Implement these protocols to create custom components:

from latent.rag import Retriever, EmbeddingProvider, QueryExpander

class MyRetriever:
    def search(self, query: str, k: int = 5) -> list[RetrievedChunk]: ...
    def search_multi(self, queries: list[str], k: int = 5) -> list[RetrievedChunk]: ...
    def search_with_threshold(self, query: str, k: int = 5, threshold: float = 0.0) -> list[RetrievedChunk]: ...
    def add_texts(self, texts: list[str], metadatas: list[dict] | None = None) -> None: ...
    def delete_collection(self) -> None: ...

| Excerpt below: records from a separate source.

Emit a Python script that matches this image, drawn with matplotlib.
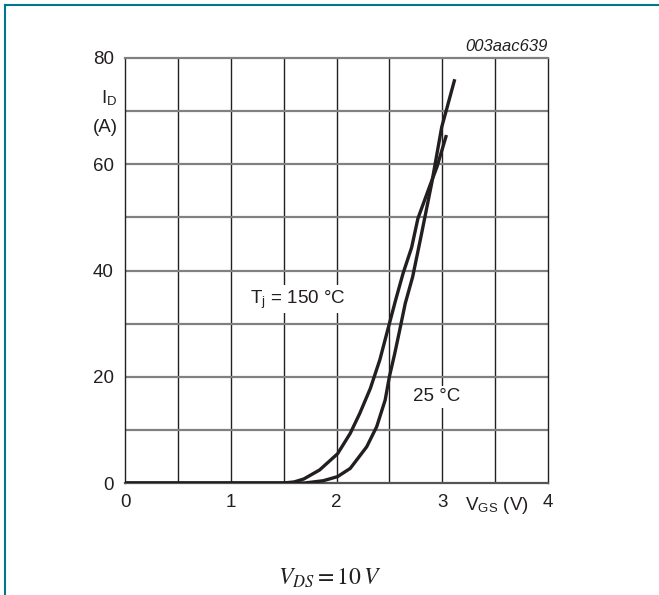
import matplotlib
matplotlib.use("Agg")
import matplotlib.pyplot as plt
from matplotlib.lines import Line2D

plt.rcParams['font.family'] = ['Liberation Sans', 'DejaVu Sans']
plt.rcParams['mathtext.fontset'] = 'stix'

# Data
vgs_150 = [0.0, 1.0, 1.50, 1.60, 1.69, 1.84, 2.01, 2.13, 2.22, 2.32, 2.41, 2.48,
           2.56, 2.63, 2.71, 2.77, 2.88, 2.95, 3.035]
id_150 = [0.0, 0.0, 0.0, 0.2, 0.75, 2.45, 5.5, 9.35, 13.1, 17.8, 23.2, 28.5,
          34.5, 39.5, 44.3, 49.8, 55.8, 59.5, 65.2]

vgs_25 = [0.0, 1.0, 1.70, 1.875, 2.01, 2.13, 2.285, 2.38, 2.46, 2.50, 2.55, 2.60,
          2.65, 2.72, 2.80, 2.90, 2.995, 3.05, 3.114]
id_25 = [0.0, 0.0, 0.0, 0.43, 1.2, 2.75, 6.8, 10.6, 15.6, 20.0, 24.3, 29.0,
         33.8, 38.8, 46.5, 56.4, 67.0, 71.0, 75.7]

x_ticks = [0, 1, 2, 3, 4]
y_ticks = [0, 20, 40, 60, 80]

W, H = 659, 595
fig = plt.figure(figsize=(W / 100, H / 100), dpi=100)
fig.patch.set_facecolor('white')

left, right, bottom, top = 125 / W, 548 / W, (H - 483) / H, (H - 58) / H
ax = fig.add_axes([left, bottom, right - left, top - bottom])
ax.set_xlim(0, 4)
ax.set_ylim(0, 80)

# grid
for xv in [0.5 * i for i in range(1, 8)]:
    ax.axvline(xv, color='#231f20', lw=1.0, zorder=1)
for yv in range(10, 80, 10):
    ax.axhline(yv, color='#808080', lw=1.6, zorder=1)

for side in ['left', 'right', 'bottom']:
    ax.spines[side].set_color('#231f20')
    ax.spines[side].set_linewidth(1.0)
ax.spines['top'].set_color('#808080')
ax.spines['top'].set_linewidth(1.6)
ax.spines['bottom'].set_color('#555555')
ax.spines['bottom'].set_linewidth(1.6)

ax.plot(vgs_150, id_150, color='#231f20', lw=2.4, zorder=3, solid_joinstyle='round')
ax.plot(vgs_25, id_25, color='#231f20', lw=2.4, zorder=3, solid_joinstyle='round')

ax.set_xticks(x_ticks)
ax.set_yticks(y_ticks)
ax.tick_params(length=0, labelsize=13.5, colors='#231f20', pad=8)

# labels
ax.text(-0.07, 72.5, r'I$_{\mathregular{D}}$', ha='right', va='center', fontsize=13.5,
        color='#231f20')
ax.text(-0.07, 67.0, '(A)', ha='right', va='center', fontsize=13.5, color='#231f20')
ax.text(3.52, -4.3, r'V$_{\mathregular{GS}}$ (V)', ha='center', va='center', fontsize=13.5,
        color='#231f20')
ax.text(4.0, 82.2, '003aac639', ha='right', va='center', fontsize=12,
        style='italic', color='#231f20')

ax.text(1.18, 34.6, r'T$_{\mathregular{j}}$ = 150 °C', ha='left', va='center',
        fontsize=13.5, color='#231f20', zorder=4,
        bbox=dict(facecolor='white', edgecolor='none', pad=2))
ax.text(2.72, 16.2, '25 °C', ha='left', va='center', fontsize=13.5,
        color='#231f20', zorder=4,
        bbox=dict(facecolor='white', edgecolor='none', pad=2))

fig.text(330 / W, 1 - 578 / H, r'$V_{DS} = 10\,V$', ha='center', va='center',
         fontsize=17, color='#231f20')

# teal frame
teal = '#00788a'
fig.add_artist(Line2D([4.5 / W, 1.0], [1 - 4.5 / H, 1 - 4.5 / H], color=teal, lw=1.5,
                      transform=fig.transFigure))
fig.add_artist(Line2D([4.5 / W, 4.5 / W], [0, 1 - 4.5 / H], color=teal, lw=1.5,
                      transform=fig.transFigure))

fig.savefig('out.png', dpi=100, facecolor='white')
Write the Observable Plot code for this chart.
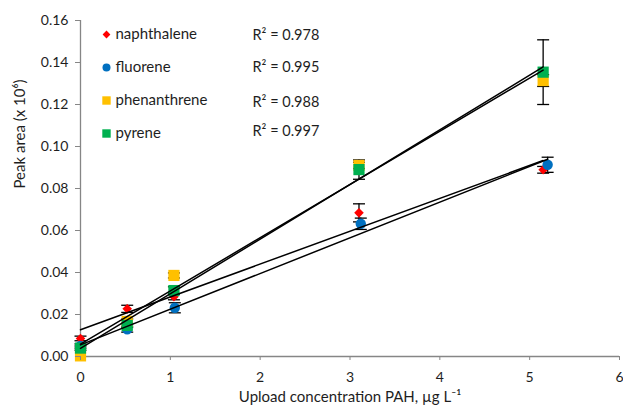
<!DOCTYPE html>
<html><head><meta charset="utf-8">
<script src="https://cdn.jsdelivr.net/npm/d3@7"></script>
<script src="https://cdn.jsdelivr.net/npm/@observablehq/plot@0.6"></script>
<style>body{margin:0;background:#fff;} #chart{width:623px;height:409px;}</style>
</head><body><div id="chart"></div>
<script>
// ---- data ----
const series = ["naphthalene", "fluorene", "phenanthrene", "pyrene"];
const r2Labels = ["R² = 0.978", "R² = 0.995", "R² = 0.988", "R² = 0.997"];
const colors = ["#FF0000", "#0070C0", "#FFC000", "#00B050"];
const xNaph = [0, 0.52, 1.04, 3.10, 5.15];
const yNaph = [0.0086, 0.0227, 0.0285, 0.0684, 0.0889];
const eNaph = [0.0011, 0.0017, 0.0015, 0.0043, 0.0016];
const xFluo = [0, 0.52, 1.05, 3.12, 5.2];
const yFluo = [0.0050, 0.0130, 0.0232, 0.0632, 0.0913];
const eFluo = [0.0010, 0.0014, 0.0024, 0.0027, 0.0036];
const xPhen = [0, 0.52, 1.04, 3.10, 5.15];
const yPhen = [0.0003, 0.0167, 0.0386, 0.0910, 0.1314];
const ePhen = [0.0000, 0.0012, 0.0012, 0.0015, 0.0028];
const xPyr = [0, 0.52, 1.04, 3.10, 5.15];
const yPyr = [0.0040, 0.0148, 0.0314, 0.0890, 0.1354];
const ePyr = [0.0010, 0.0010, 0.0018, 0.0046, 0.0154];
const xTicks = [0, 1, 2, 3, 4, 5, 6];
const yTicks = [0, 0.02, 0.04, 0.06, 0.08, 0.10, 0.12, 0.14, 0.16];
const xLabel = "Upload concentration PAH, µg L⁻¹";
const yLabel = "Peak area (x 10⁶)";

const xs = [xNaph, xFluo, xPhen, xPyr];
const ys = [yNaph, yFluo, yPhen, yPyr];
const es = [eNaph, eFluo, ePhen, ePyr];
const rows = [];
series.forEach((s, i) => xs[i].forEach((x, j) => rows.push({series: s, idx: i, x, y: ys[i][j], e: es[i][j]})));

// custom symbols (size = pi r^2)
const rad = size => Math.sqrt(size / Math.PI);
const diamondSym = {draw(c, size) { const h = rad(size); c.moveTo(0, -h); c.lineTo(h, 0); c.lineTo(0, h); c.lineTo(-h, 0); c.closePath(); }};
const squareSym = {draw(c, size) { const h = rad(size); c.rect(-h, -h, 2 * h, 2 * h); }};
const circleSym = {draw(c, size) { const h = rad(size); c.moveTo(h, 0); c.arc(0, 0, h, 0, 2 * Math.PI); }};
const capSym = {draw(c, size) { const h = rad(size); c.moveTo(-h, 0); c.lineTo(h, 0); }};
const symbols = [diamondSym, circleSym, squareSym, squareSym];
const dataR = [4.8, 5.2, 5.6, 5.6];
const legR = [3.9, 4.0, 4.2, 4.2];

const gray = "#868686";
const txt = "#1e1e1e";
const marks = [];
// error bars
marks.push(Plot.ruleX(rows.filter(d => d.e > 0), {x: "x", y1: d => d.y - d.e, y2: d => d.y + d.e, stroke: "#000", strokeWidth: 1.3}));
marks.push(Plot.dot(rows.filter(d => d.e > 0), {x: "x", y: d => d.y + d.e, symbol: capSym, r: 6, stroke: "#000", strokeWidth: 1.3, fill: "none"}));
marks.push(Plot.dot(rows.filter(d => d.e > 0), {x: "x", y: d => d.y - d.e, symbol: capSym, r: 6, stroke: "#000", strokeWidth: 1.3, fill: "none"}));
// axes lines
marks.push(Plot.ruleY([0], {stroke: gray, strokeWidth: 1.3}));
marks.push(Plot.ruleX([0], {stroke: gray, strokeWidth: 1.3}));
// points
series.forEach((s, i) => {
  marks.push(Plot.dot(rows.filter(d => d.idx === i), {x: "x", y: "y", symbol: symbols[i], r: dataR[i], fill: colors[i], stroke: "none"}));
});
// regression lines
series.forEach((s, i) => {
  marks.push(Plot.linearRegressionY(rows.filter(d => d.idx === i), {x: "x", y: "y", ci: 0, stroke: "#000", strokeWidth: 1.5}));
});
// legend
const legDy = [14, 47, 80, 113];
const r2Dy = [15, 47, 82, 111];
series.forEach((s, i) => {
  marks.push(Plot.dot([s], {frameAnchor: "top-left", dx: 26, dy: legDy[i], symbol: symbols[i], r: legR[i], fill: colors[i], stroke: "none"}));
  marks.push(Plot.text([s], {frameAnchor: "top-left", dx: 35, dy: legDy[i], textAnchor: "start", lineAnchor: "middle", fill: txt, fontSize: 15}));
  marks.push(Plot.text([r2Labels[i]], {frameAnchor: "top-left", dx: 172, dy: r2Dy[i], textAnchor: "start", lineAnchor: "middle", fill: txt, fontSize: 14.5}));
});
// axes
marks.push(Plot.axisY({ticks: yTicks, tickFormat: d3.format(".2f"), tickSize: 5, tickPadding: 7, stroke: gray, fill: txt, fontSize: 14, label: null}));
marks.push(Plot.axisX({ticks: xTicks, tickFormat: d3.format("d"), tickSize: 4, tickPadding: 12, stroke: gray, fill: txt, fontSize: 14, label: null}));
marks.push(Plot.text([yLabel], {frameAnchor: "left", dx: -60, rotate: -90, fill: txt, fontSize: 15}));
marks.push(Plot.text([xLabel], {frameAnchor: "bottom", dy: 45, fill: txt, fontSize: 15}));

const chart = Plot.plot({
  width: 623, height: 409,
  marginLeft: 80, marginRight: 4, marginTop: 20, marginBottom: 53,
  x: {domain: [0, 6]},
  y: {domain: [0, 0.16]},
  style: {fontFamily: "Lato, 'Open Sans', sans-serif", fontSize: "14px", background: "#fff", overflow: "visible"},
  marks
});
document.getElementById("chart").appendChild(chart);
</script></body></html>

class MyEmbeddingProvider:
    def embed_documents(self, texts: list[str]) -> list[list[float]]: ...
    def embed_query(self, text: str) -> list[float]: ...

class MyQueryExpander:
    def expand(self, query: str) -> list[str]: ...
    def expand_tokens(self, query: str) -> list[str]: ...

All protocols use @runtime_checkable for isinstance checks.